▶ **To be done**: Everything from the first line down to the line containing "color='white', zorder=3)" is to be retyped exactly, both ends included, with pictures left out.

===== Supplied information =====

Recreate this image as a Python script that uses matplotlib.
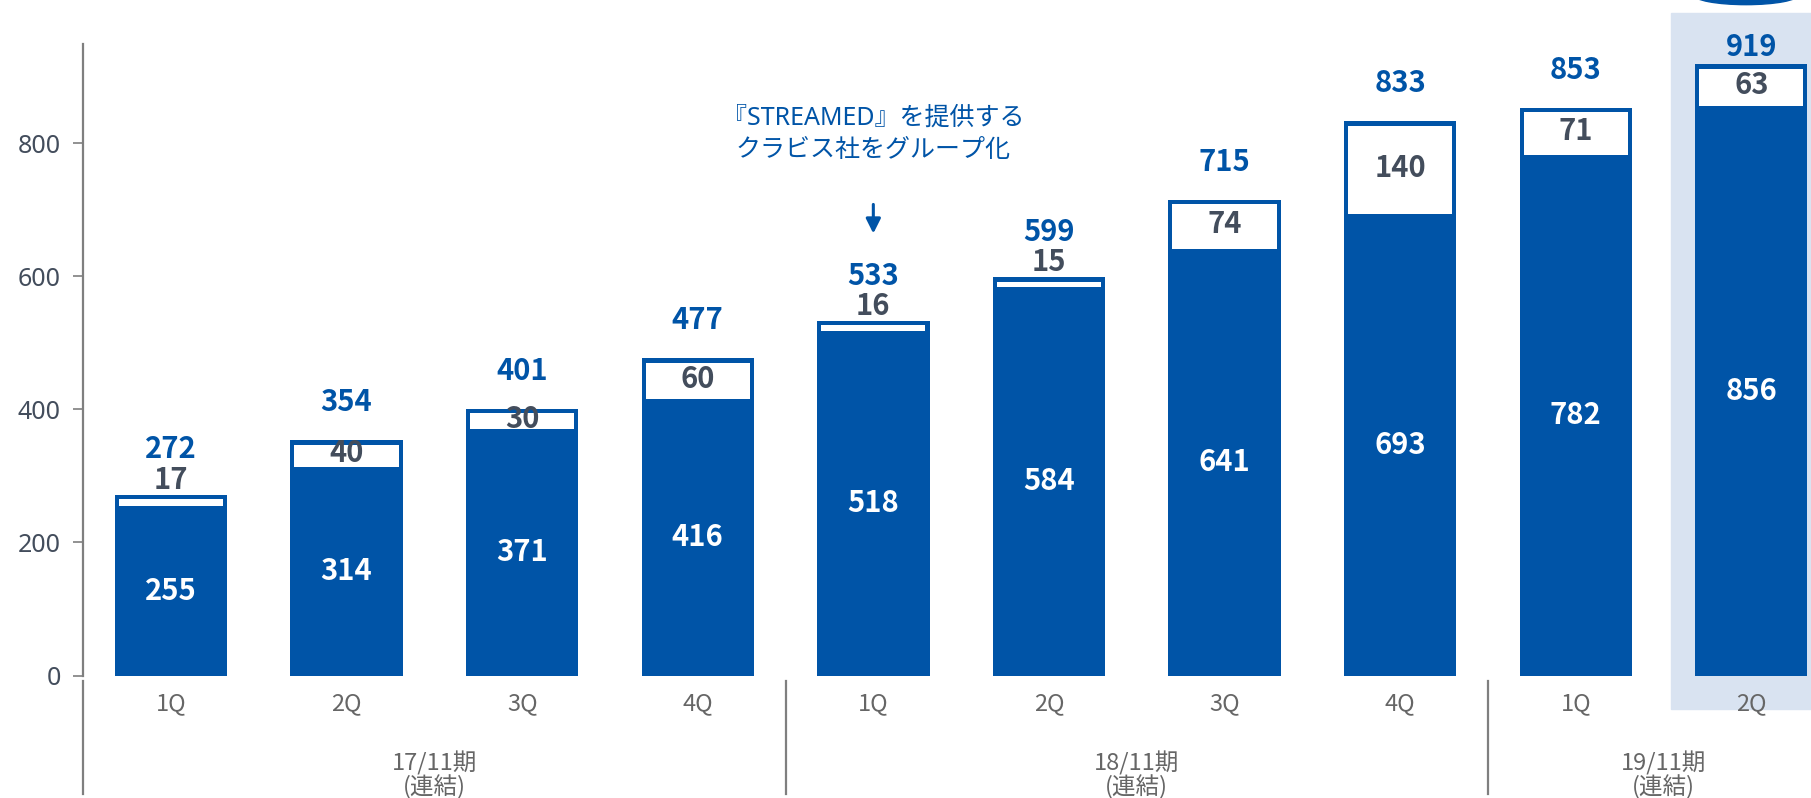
import matplotlib
matplotlib.use('Agg')
import matplotlib.pyplot as plt
from matplotlib.patches import Rectangle, Ellipse

plt.rcParams['font.family'] = ['Noto Sans CJK JP', 'DejaVu Sans']
latin = ['Noto Sans', 'Noto Sans CJK JP', 'DejaVu Sans']

# data
quarters = ['1Q', '2Q', '3Q', '4Q', '1Q', '2Q', '3Q', '4Q', '1Q', '2Q']
periods = ['17/11期', '18/11期', '19/11期']
period_note = '(連結)'
period_sizes = [4, 4, 2]
base = [255, 314, 371, 416, 518, 584, 641, 693, 782, 856]
extra = [17, 40, 30, 60, 16, 15, 74, 140, 71, 63]
totals = [272, 354, 401, 477, 533, 599, 715, 833, 853, 919]
note = '『STREAMED』を提供する\nクラビス社をグループ化'
note_idx = 4
highlight_idx = 9

blue = '#0054A7'
gray = '#666666'
dark = '#434D5C'
light = '#D9E3F1'

fig = plt.figure(figsize=(18.11, 7.98), dpi=100)
ax = fig.add_axes([72 / 1568, 0, 1 - 72 / 1568, 1])
ax.set_xlim(-0.5, 9.34)
ax.set_ylim(-184, 1015)

x = list(range(len(quarters)))
w = 0.64
inset_x = 0.023
inset_top = 7
vsize = 21

# highlight for latest quarter
ax.add_patch(Rectangle((highlight_idx - 0.46, -50), 1.5, 1046, color=light, zorder=0))
ax.add_patch(Ellipse((highlight_idx - 0.03, 1023), 0.6, 30, color=blue, zorder=1))

# outer bar (blue) and white top segment
ax.bar(x, totals, width=w, color=blue, zorder=2)
ax.bar(x, [e - inset_top for e in extra], bottom=base, width=w - 2 * inset_x,
       color='white', zorder=3)

for i in x:
    ax.text(i, base[i] / 2, str(base[i]), color='white', fontsize=vsize,
            fontweight='bold', ha='center', va='center', zorder=4)
    if extra[i] < 20:
        ax.text(i, totals[i] + 22, str(extra[i]), color=dark, fontsize=vsize,
                fontweight='semibold', ha='center', va='center', zorder=4)
        pad = 68
    else:
        ax.text(i, base[i] + extra[i] / 2, str(extra[i]), color=dark, fontsize=vsize,
                fontweight='semibold', ha='center', va='center', zorder=4)
        pad = 57
    if i == highlight_idx:
        pad = 26
    ax.text(i, totals[i] + pad, str(totals[i]), color=blue, fontsize=vsize,
            fontweight='bold', ha='center', va='center', zorder=4)
    ax.text(i, -43, quarters[i], color=gray, fontsize=17, ha='center', va='center')

# period labels and separators
start = 0
for name, n in zip(periods, period_sizes):
    mid = start + (n - 1) / 2
    ax.text(mid, -132, name, color=gray, fontsize=17, ha='center', va='center')
    ax.text(mid, -168, period_note, color=gray, fontsize=17, ha='center', va='center')
    ax.plot([start - 0.5, start - 0.5], [-8, -178], color='#7F7F7F', lw=1.6,
            clip_on=False)
    start += n

# annotation
for k, line in enumerate(note.split('\n')):
    ax.text(note_idx, 838 - 49 * k, line, color=blue, fontsize=18,
            ha='center', va='center', family=latin)
ax.annotate('', xy=(note_idx, 660), xytext=(note_idx, 712),
            arrowprops=dict(arrowstyle='-|>', color=blue, lw=2.2, mutation_scale=22))

# axis
for s in ['top', 'right', 'bottom']:
    ax.spines[s].set_visible(False)
ax.spines['left'].set_bounds(0, 949)
ax.spines['left'].set_color('#7F7F7F')
ax.spines['left'].set_linewidth(1.6)
ax.set_yticks([0, 200, 400, 600, 800])
ax.tick_params(axis='y', length=7, width=1.2, color='#7F7F7F', labelsize=18,
               labelcolor=dark, pad=9)
for lbl in ax.get_yticklabels():
    lbl.set_family(latin)
ax.set_xticks([])

fig.savefig('out.png', dpi=100)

=====

▶ **Completed exercise**:
Recreate this image as a Python script that uses matplotlib.
import matplotlib
matplotlib.use('Agg')
import matplotlib.pyplot as plt
from matplotlib.patches import Rectangle, Ellipse

plt.rcParams['font.family'] = ['Noto Sans CJK JP', 'DejaVu Sans']
latin = ['Noto Sans', 'Noto Sans CJK JP', 'DejaVu Sans']

# data
quarters = ['1Q', '2Q', '3Q', '4Q', '1Q', '2Q', '3Q', '4Q', '1Q', '2Q']
periods = ['17/11期', '18/11期', '19/11期']
period_note = '(連結)'
period_sizes = [4, 4, 2]
base = [255, 314, 371, 416, 518, 584, 641, 693, 782, 856]
extra = [17, 40, 30, 60, 16, 15, 74, 140, 71, 63]
totals = [272, 354, 401, 477, 533, 599, 715, 833, 853, 919]
note = '『STREAMED』を提供する\nクラビス社をグループ化'
note_idx = 4
highlight_idx = 9

blue = '#0054A7'
gray = '#666666'
dark = '#434D5C'
light = '#D9E3F1'

fig = plt.figure(figsize=(18.11, 7.98), dpi=100)
ax = fig.add_axes([72 / 1568, 0, 1 - 72 / 1568, 1])
ax.set_xlim(-0.5, 9.34)
ax.set_ylim(-184, 1015)

x = list(range(len(quarters)))
w = 0.64
inset_x = 0.023
inset_top = 7
vsize = 21

# highlight for latest quarter
ax.add_patch(Rectangle((highlight_idx - 0.46, -50), 1.5, 1046, color=light, zorder=0))
ax.add_patch(Ellipse((highlight_idx - 0.03, 1023), 0.6, 30, color=blue, zorder=1))

# outer bar (blue) and white top segment
ax.bar(x, totals, width=w, color=blue, zorder=2)
ax.bar(x, [e - inset_top for e in extra], bottom=base, width=w - 2 * inset_x,
       color='white', zorder=3)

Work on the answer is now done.